Both are good bows....


----------



## Bowhunter500 (Mar 23, 2007)

muzzyhunter17 said:


> LOl are you on that much!


Am i on that much?? what is that supposed to mean?? :wink:


----------



## muzzyhunter17 (Mar 4, 2007)

LOL well most librarys allow internet access,,,,,,so when you said they get surprised or whatever when they see their bill I assume you have to be on A LOT for them to tell anything diff.  :tongue:


----------



## Bowhunter500 (Mar 23, 2007)

muzzyhunter17 said:


> LOL well most librarys allow internet access,,,,,,so when you said they get surprised or whatever when they see their bill I assume you have to be on A LOT for them to tell anything diff.  :tongue:


No i was talking about how their bill would be different in the nitetime bill! Like all lites are shut off and whatnot except for 1 computer! who could that be??


----------



## muzzyhunter17 (Mar 4, 2007)

Bowhunter500 said:


> No i was talking about how their bill would be different in the nitetime bill! Like all lites are shut off and whatnot except for 1 computer! who could that be??


oooooooooooooooooooooooo iiiiiiiiiiiiiiiiiii cccccccccccccccccc:slice:


----------



## icessarchery (Jan 6, 2007)

Mach12 said:


> Ok dont diss pse and I will shut up.


You might think that PSE is the best and that's fine, but do you have to diss Hoyt, Mattews, and all the other bows??? It's not the bow that shoots good, it's the person behind that bow. I shoot a Hoyt recurve and I love it. You don't need to start drama or have an agurment again. I don't care who started the last one, but DO NOT START ANOTHER 1. I come on here to have a conversation with people and to relax.

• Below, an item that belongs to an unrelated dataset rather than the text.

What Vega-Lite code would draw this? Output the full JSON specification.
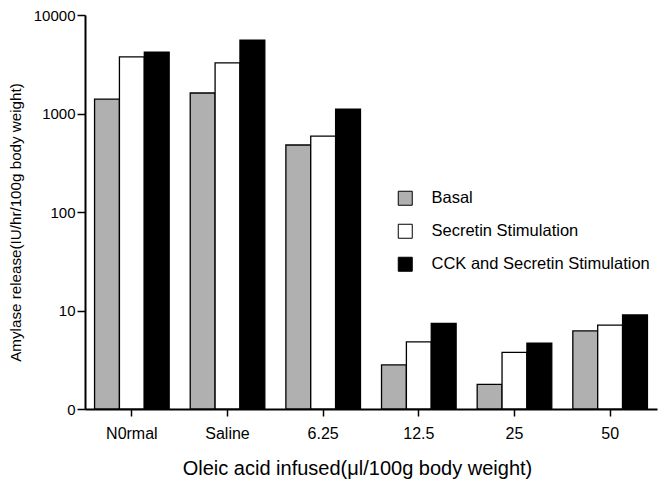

You guys are wrost then us girls and I am a girl. If you want to have an agurment then go some where else because i'm tired of these stupid agurments about this bow is the best and having people diss other bows. I think Hoyt is the best, but that's my OPINION and I know that other people will say something different and that's fine. STOP diss Hoyt, PSE, Mattews, Bowtech. They are all good bows. If you have a problem this my post then deal with it because I don't care. It's the truth or I think it is. STOP THE AGURMENTS!!!!!


----------



## muzzyhunter17 (Mar 4, 2007)

icessarchery said:


> You might think that PSE is the best and that's fine, but do you have to diss Hoyt, Mattews, and all the other bows??? It's not the bow that shoots good, it's the person behind that bow. I shoot a Hoyt recurve and I love it. You don't need to start drama or have an agurment again. I don't care who started the last one, but DO NOT START ANOTHER 1. I come on here to have a conversation with people and to relax. You guys are wrost then us girls and I am a girl. If you want to have an agurment then go some where else because i'm tired of these stupid agurments about this bow is the best and having people diss other bows.* I think Hoyt is the best, but that's my OPINION* and I know that other people will say something different and that's fine. STOP diss Hoyt, PSE, Mattews, Bowtech. They are all good bows. *If you have a problem this my post then deal with it because I don't care.* It's the truth or I think it is. STOP THE AGURMENTS!!!!!


WOW...................Talkin bout stop arguing, This is an argueing post,,,,,,All along we have been stating our "opinions" .........And if you have a problem with our posts then deal with it!!!! Before this crap started there was maybe 1 post a day in this FORUM so I dont think it stopped much........THATS JUST MY OPINION........


----------



## Bowhunter500 (Mar 23, 2007)

muzzyhunter17 said:


> WOW...................Talkin bout stop arguing, This is an argueing post,,,,,,All along we have been stating our "opinions" .........And if you have a problem with our posts then deal with it!!!! Before this crap started there was maybe 1 post a day in this FORUM so I dont think it stopped much........THATS JUST MY OPINION........


Yea... if u have a problem with these posts... either find another forum to go on or just dont get on at all! Me and muzzy like to spice things up a bit by gettin the little kids rialed up and get their tempers pumpin.... its just hilarious!!! Life isnt perfect.... deal with it! im sure muzzy will agree with me!


----------



## muzzyhunter17 (Mar 4, 2007)

Bowhunter500 said:


> Yea... if u have a problem with these posts... either find another forum to go on or just dont get on at all! Me and muzzy like to spice things up a bit by gettin the little kids rialed up and get their tempers pumpin.... its just hilarious!!! Life isnt perfect.... deal with it! im sure muzzy will agree with me!


:wink:


----------